Your goal —
Your output is the lines from the first one to the one containing "12.5, 15, 16.3]", repeated exactly, with images left out.

Source data —
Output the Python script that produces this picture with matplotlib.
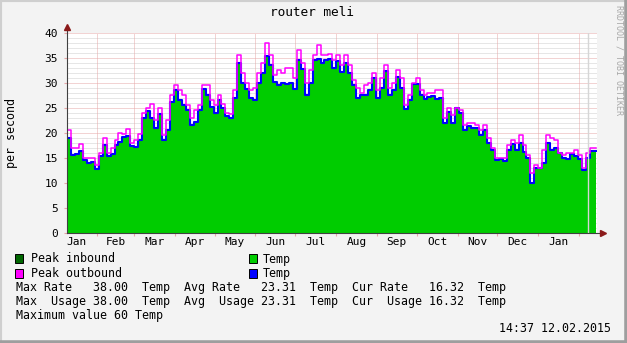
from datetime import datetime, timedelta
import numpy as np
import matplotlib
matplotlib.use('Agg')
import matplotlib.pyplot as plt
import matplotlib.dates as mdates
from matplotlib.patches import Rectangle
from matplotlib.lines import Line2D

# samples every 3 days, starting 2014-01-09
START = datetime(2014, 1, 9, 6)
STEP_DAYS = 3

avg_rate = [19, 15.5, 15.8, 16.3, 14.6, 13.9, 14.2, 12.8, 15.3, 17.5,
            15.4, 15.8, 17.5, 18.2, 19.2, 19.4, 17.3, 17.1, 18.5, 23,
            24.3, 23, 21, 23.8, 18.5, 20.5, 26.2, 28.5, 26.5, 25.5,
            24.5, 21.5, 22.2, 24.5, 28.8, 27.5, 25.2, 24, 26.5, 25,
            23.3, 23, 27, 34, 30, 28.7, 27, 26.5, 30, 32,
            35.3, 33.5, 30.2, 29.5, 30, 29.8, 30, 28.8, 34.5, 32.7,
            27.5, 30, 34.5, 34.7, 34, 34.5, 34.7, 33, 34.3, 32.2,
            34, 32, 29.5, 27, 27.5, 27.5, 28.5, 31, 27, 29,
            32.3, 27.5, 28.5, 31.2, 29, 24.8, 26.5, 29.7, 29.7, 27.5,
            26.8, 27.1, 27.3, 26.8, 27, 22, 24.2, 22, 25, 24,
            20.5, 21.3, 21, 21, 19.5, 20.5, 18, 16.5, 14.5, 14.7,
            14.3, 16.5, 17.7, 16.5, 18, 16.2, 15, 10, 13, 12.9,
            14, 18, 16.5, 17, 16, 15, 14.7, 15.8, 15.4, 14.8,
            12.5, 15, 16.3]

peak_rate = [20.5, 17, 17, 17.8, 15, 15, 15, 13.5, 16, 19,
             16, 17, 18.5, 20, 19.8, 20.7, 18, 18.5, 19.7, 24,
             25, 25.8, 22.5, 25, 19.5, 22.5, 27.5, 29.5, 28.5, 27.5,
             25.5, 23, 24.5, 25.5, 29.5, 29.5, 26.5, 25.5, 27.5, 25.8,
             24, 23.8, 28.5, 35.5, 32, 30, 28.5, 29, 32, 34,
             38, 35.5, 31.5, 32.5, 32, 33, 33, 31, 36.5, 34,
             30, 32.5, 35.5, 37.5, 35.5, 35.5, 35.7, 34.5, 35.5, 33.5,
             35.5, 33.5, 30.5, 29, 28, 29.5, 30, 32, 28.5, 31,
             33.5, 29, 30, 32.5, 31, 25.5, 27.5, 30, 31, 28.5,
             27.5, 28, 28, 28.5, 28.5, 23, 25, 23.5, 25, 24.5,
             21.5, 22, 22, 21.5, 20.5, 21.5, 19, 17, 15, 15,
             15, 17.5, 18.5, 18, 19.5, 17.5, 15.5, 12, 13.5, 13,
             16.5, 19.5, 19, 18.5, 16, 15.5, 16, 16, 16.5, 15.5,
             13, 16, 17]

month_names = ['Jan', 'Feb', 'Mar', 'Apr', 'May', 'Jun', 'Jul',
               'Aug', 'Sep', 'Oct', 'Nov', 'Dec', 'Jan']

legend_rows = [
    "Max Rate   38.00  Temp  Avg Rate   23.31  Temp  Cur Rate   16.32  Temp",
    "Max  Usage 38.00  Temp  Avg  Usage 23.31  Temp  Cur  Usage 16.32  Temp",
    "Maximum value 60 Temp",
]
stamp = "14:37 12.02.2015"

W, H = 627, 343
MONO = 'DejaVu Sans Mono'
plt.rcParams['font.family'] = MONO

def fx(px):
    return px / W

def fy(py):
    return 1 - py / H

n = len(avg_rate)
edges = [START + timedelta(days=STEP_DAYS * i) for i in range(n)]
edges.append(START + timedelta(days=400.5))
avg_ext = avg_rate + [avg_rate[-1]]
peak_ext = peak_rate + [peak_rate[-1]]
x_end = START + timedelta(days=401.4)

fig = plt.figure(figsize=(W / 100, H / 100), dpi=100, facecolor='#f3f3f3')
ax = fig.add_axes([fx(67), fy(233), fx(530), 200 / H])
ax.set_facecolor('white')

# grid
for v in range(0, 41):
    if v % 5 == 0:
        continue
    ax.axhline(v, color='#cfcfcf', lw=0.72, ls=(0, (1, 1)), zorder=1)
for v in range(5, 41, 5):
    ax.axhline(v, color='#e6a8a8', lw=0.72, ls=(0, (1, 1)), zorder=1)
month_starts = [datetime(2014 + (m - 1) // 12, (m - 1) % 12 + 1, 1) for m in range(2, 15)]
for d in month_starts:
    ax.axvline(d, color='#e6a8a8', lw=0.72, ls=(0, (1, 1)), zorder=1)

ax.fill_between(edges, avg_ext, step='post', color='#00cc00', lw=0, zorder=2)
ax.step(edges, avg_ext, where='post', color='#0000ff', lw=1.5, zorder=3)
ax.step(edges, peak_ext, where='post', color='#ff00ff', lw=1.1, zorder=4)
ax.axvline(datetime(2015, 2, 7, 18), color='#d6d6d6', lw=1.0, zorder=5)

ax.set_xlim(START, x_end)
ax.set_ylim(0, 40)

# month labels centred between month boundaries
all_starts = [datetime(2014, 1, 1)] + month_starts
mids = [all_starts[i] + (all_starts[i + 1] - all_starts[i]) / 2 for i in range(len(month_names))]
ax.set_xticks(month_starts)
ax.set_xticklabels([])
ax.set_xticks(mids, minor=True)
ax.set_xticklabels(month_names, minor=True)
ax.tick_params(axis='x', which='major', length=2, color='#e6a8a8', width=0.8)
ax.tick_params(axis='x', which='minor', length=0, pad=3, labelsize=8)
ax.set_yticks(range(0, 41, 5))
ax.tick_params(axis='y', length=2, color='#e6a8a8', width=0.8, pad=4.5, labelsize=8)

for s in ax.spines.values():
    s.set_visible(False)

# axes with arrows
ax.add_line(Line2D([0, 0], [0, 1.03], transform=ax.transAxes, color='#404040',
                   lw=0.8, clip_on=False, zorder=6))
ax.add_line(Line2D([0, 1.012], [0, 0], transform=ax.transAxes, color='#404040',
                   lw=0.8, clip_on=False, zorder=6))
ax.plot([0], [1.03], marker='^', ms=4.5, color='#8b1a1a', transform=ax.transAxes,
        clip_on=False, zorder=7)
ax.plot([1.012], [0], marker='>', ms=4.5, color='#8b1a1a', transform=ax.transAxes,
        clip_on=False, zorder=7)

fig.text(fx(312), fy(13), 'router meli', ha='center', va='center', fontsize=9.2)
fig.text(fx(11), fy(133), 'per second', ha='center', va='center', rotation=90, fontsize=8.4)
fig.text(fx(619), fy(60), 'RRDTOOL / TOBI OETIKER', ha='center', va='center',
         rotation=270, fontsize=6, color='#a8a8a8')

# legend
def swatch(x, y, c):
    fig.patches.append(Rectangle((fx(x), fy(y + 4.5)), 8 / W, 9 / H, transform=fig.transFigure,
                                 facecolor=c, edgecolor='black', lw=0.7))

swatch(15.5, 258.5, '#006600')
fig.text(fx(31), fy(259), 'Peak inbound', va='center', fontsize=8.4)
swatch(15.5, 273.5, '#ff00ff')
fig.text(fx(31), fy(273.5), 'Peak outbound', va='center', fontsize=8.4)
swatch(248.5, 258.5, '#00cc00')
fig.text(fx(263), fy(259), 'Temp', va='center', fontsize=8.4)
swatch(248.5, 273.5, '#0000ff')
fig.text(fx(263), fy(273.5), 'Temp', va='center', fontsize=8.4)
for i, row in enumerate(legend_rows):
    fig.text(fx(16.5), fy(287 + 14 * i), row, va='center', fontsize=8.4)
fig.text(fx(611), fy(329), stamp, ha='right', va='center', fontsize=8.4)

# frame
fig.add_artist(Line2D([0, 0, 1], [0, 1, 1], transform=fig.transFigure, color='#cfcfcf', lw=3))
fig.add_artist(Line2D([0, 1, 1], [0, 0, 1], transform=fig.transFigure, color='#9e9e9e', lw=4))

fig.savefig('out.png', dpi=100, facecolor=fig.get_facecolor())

Solution for this task —
Output the Python script that produces this picture with matplotlib.
from datetime import datetime, timedelta
import numpy as np
import matplotlib
matplotlib.use('Agg')
import matplotlib.pyplot as plt
import matplotlib.dates as mdates
from matplotlib.patches import Rectangle
from matplotlib.lines import Line2D

# samples every 3 days, starting 2014-01-09
START = datetime(2014, 1, 9, 6)
STEP_DAYS = 3

avg_rate = [19, 15.5, 15.8, 16.3, 14.6, 13.9, 14.2, 12.8, 15.3, 17.5,
            15.4, 15.8, 17.5, 18.2, 19.2, 19.4, 17.3, 17.1, 18.5, 23,
            24.3, 23, 21, 23.8, 18.5, 20.5, 26.2, 28.5, 26.5, 25.5,
            24.5, 21.5, 22.2, 24.5, 28.8, 27.5, 25.2, 24, 26.5, 25,
            23.3, 23, 27, 34, 30, 28.7, 27, 26.5, 30, 32,
            35.3, 33.5, 30.2, 29.5, 30, 29.8, 30, 28.8, 34.5, 32.7,
            27.5, 30, 34.5, 34.7, 34, 34.5, 34.7, 33, 34.3, 32.2,
            34, 32, 29.5, 27, 27.5, 27.5, 28.5, 31, 27, 29,
            32.3, 27.5, 28.5, 31.2, 29, 24.8, 26.5, 29.7, 29.7, 27.5,
            26.8, 27.1, 27.3, 26.8, 27, 22, 24.2, 22, 25, 24,
            20.5, 21.3, 21, 21, 19.5, 20.5, 18, 16.5, 14.5, 14.7,
            14.3, 16.5, 17.7, 16.5, 18, 16.2, 15, 10, 13, 12.9,
            14, 18, 16.5, 17, 16, 15, 14.7, 15.8, 15.4, 14.8,
            12.5, 15, 16.3]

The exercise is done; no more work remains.